Restauration des milieux naturels, nouveaux espaces de loisir

La lutte contre les GES peut aussi prendre des chemins qui s'avèrent particulièrement intéressants pour le développement de nouveaux liens ville-port. La restauration de milieux naturels littoraux ou fluviaux permet d'atténuer les effets des crues et submersions marines. C'est aussi l'opportunité de redonner aux citoyens de nouveaux espaces de loisirs comme l'ont fait par exemple Toronto au Canada, Nimègue au Pays-Bas et bientôt New York. Dans les régions tropicales, des mangroves sont protégées et replantées. Naturellement, le changement dans les modes de propulsion des navires et le développement des postes à quai alimentés par réseau électrique éliminent une partie importante des nuisances et favorisent les implantations urbaines avec « vues sur le port ». Comme à Stockholm, Vancouver ou Los Angeles, la relation ville port en sera pacifiée.

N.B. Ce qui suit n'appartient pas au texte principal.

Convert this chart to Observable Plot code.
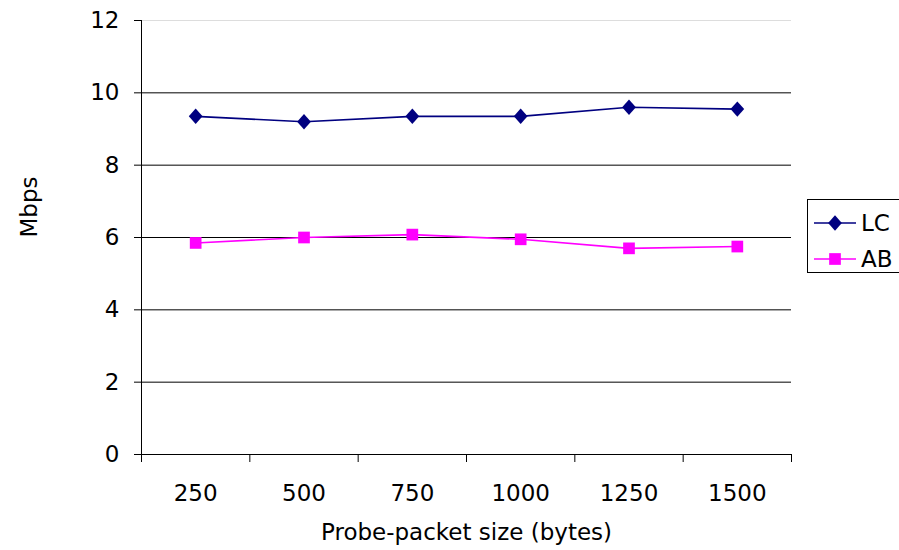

Les collaborations entre acteurs industriels sur les territoires portuaires se multiplient. Le port de Göteborg en Suède, par exemple, annonce pour cette année être « neutre en carbone » en ayant recours aux énergies renouvelables et en ayant fortement réduit par ailleurs ses émissions. Partout les projets d'économie circulaire se mettent en place autour du port qui devient le catalyseur privilégié des initiatives. Dans ce contexte, le projet de plan régional d'économie circulaire en cours d'élaboration à Bruxelles pourrait bientôt avoir valeur d'exemple.

Des réseaux de chaleur

Logements et équipements publics bénéficient aussi des réseaux de chaleur issus des activités industrialo-portuaires. Amsterdam, Marseille, San Francisco... partout les initiatives se multiplient et nous suivons naturellement avec le plus grand intérêt ces évolutions. Lutter contre les GES devient aussi pour nos villes portuaires une formidable occasion de penser autrement leur territoire ville-port. Je veux aussi voir dans ces nouveaux défis une opportunité de travailler différemment entre tous les acteurs de la ville portuaire pour le bien de la communauté locale autant que pour notre grande communauté globale. Innovons et échangeons nos expériences, l'AIVP est fière de pouvoir participer à ce défi.